What the task asks: Return each line of the listing below, unchanged, and omit the images.
begin
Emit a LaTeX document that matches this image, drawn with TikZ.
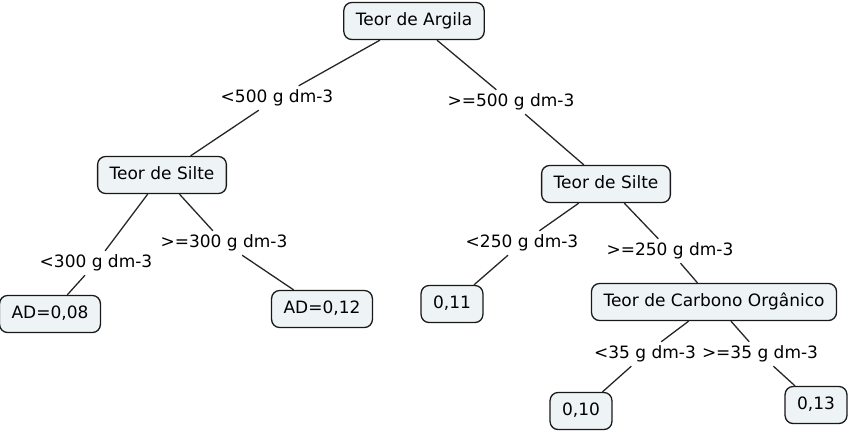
\documentclass[tikz,border=0pt]{standalone}
\usepackage{fontspec}
\setmainfont{DejaVu Sans}
\definecolor{fundo}{RGB}{238,244,246}
\tikzset{
  caixa/.style={draw=black!90, fill=fundo, rounded corners=8pt, line width=1.3pt,
    inner xsep=12pt, inner ysep=0pt, minimum height=37pt, text height=12.5pt, text depth=3.5pt},
  rotulo/.style={inner sep=4pt, text height=12.5pt, text depth=3.5pt},
  ramo/.style={line width=1.3pt, black!85}
}

\begin{document}
\begin{tikzpicture}[x=1pt, y=-1pt, font=\fontsize{17}{20}\selectfont]
        \useasboundingbox (0,0) rectangle (850,432);
        % caixas
        \node [caixa] (argila) at (414,21) {Teor de Argila};
        \node [caixa] (silteA) at (162,175) {Teor de Silte};
        \node [caixa] (silteB) at (606,184) {Teor de Silte};
        \node [caixa] (ad08) at (50,314) {AD=0,08};
        \node [caixa] (ad12) at (322,309) {AD=0,12};
        \node [caixa] (v11) at (452,304) {0,11};
        \node [caixa] (carbono) at (714,302) {Teor de Carbono Orgânico};
        \node [caixa] (v10) at (581,411) {0,10};
        \node [caixa] (v13) at (816,405) {0,13};
        % rotulos
        \node [rotulo] (r500a) at (277,98) {<500 g dm-3};
        \node [rotulo] (r500b) at (511,102) {>=500 g dm-3};
        \node [rotulo] (r300a) at (96,263) {<300 g dm-3};
        \node [rotulo] (r300b) at (224,243) {>=300 g dm-3};
        \node [rotulo] (r250a) at (522,243) {<250 g dm-3};
        \node [rotulo] (r250b) at (670,251) {>=250 g dm-3};
        \node [rotulo] (r35a) at (645,354) {<35 g dm-3};
        \node [rotulo] (r35b) at (760,354) {>=35 g dm-3};
        % ramos
        \draw [ramo] (argila) -- (r500a) -- (silteA);
        \draw [ramo] (argila) -- (r500b) -- (silteB);
        \draw [ramo] (silteA) -- (r300a) -- (ad08);
        \draw [ramo] (silteA) -- (r300b) -- (ad12);
        \draw [ramo] (silteB) -- (r250a) -- (v11);
        \draw [ramo] (silteB) -- (r250b) -- (carbono);
        \draw [ramo] (carbono) -- (r35a) -- (v10);
        \draw [ramo] (carbono) -- (r35b) -- (v13);
    \end{tikzpicture}
\end{document}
end
Final result:
Emit a LaTeX document that matches this image, drawn with TikZ.
\documentclass[tikz,border=0pt]{standalone}
\usepackage{fontspec}
\setmainfont{DejaVu Sans}
\definecolor{fundo}{RGB}{238,244,246}
\tikzset{
  caixa/.style={draw=black!90, fill=fundo, rounded corners=8pt, line width=1.3pt,
    inner xsep=12pt, inner ysep=0pt, minimum height=37pt, text height=12.5pt, text depth=3.5pt},
  rotulo/.style={inner sep=4pt, text height=12.5pt, text depth=3.5pt},
  ramo/.style={line width=1.3pt, black!85}
}

\begin{document}
\begin{tikzpicture}[x=1pt, y=-1pt, font=\fontsize{17}{20}\selectfont]
        \useasboundingbox (0,0) rectangle (850,432);
        % caixas
        \node [caixa] (argila) at (414,21) {Teor de Argila};
        \node [caixa] (silteA) at (162,175) {Teor de Silte};
        \node [caixa] (silteB) at (606,184) {Teor de Silte};
        \node [caixa] (ad08) at (50,314) {AD=0,08};
        \node [caixa] (ad12) at (322,309) {AD=0,12};
        \node [caixa] (v11) at (452,304) {0,11};
        \node [caixa] (carbono) at (714,302) {Teor de Carbono Orgânico};
        \node [caixa] (v10) at (581,411) {0,10};
        \node [caixa] (v13) at (816,405) {0,13};
        % rotulos
        \node [rotulo] (r500a) at (277,98) {<500 g dm-3};
        \node [rotulo] (r500b) at (511,102) {>=500 g dm-3};
        \node [rotulo] (r300a) at (96,263) {<300 g dm-3};
        \node [rotulo] (r300b) at (224,243) {>=300 g dm-3};
        \node [rotulo] (r250a) at (522,243) {<250 g dm-3};
        \node [rotulo] (r250b) at (670,251) {>=250 g dm-3};
        \node [rotulo] (r35a) at (645,354) {<35 g dm-3};
        \node [rotulo] (r35b) at (760,354) {>=35 g dm-3};
        % ramos
        \draw [ramo] (argila) -- (r500a) -- (silteA);
        \draw [ramo] (argila) -- (r500b) -- (silteB);
        \draw [ramo] (silteA) -- (r300a) -- (ad08);
        \draw [ramo] (silteA) -- (r300b) -- (ad12);
        \draw [ramo] (silteB) -- (r250a) -- (v11);
        \draw [ramo] (silteB) -- (r250b) -- (carbono);
        \draw [ramo] (carbono) -- (r35a) -- (v10);
        \draw [ramo] (carbono) -- (r35b) -- (v13);
    \end{tikzpicture}
\end{document}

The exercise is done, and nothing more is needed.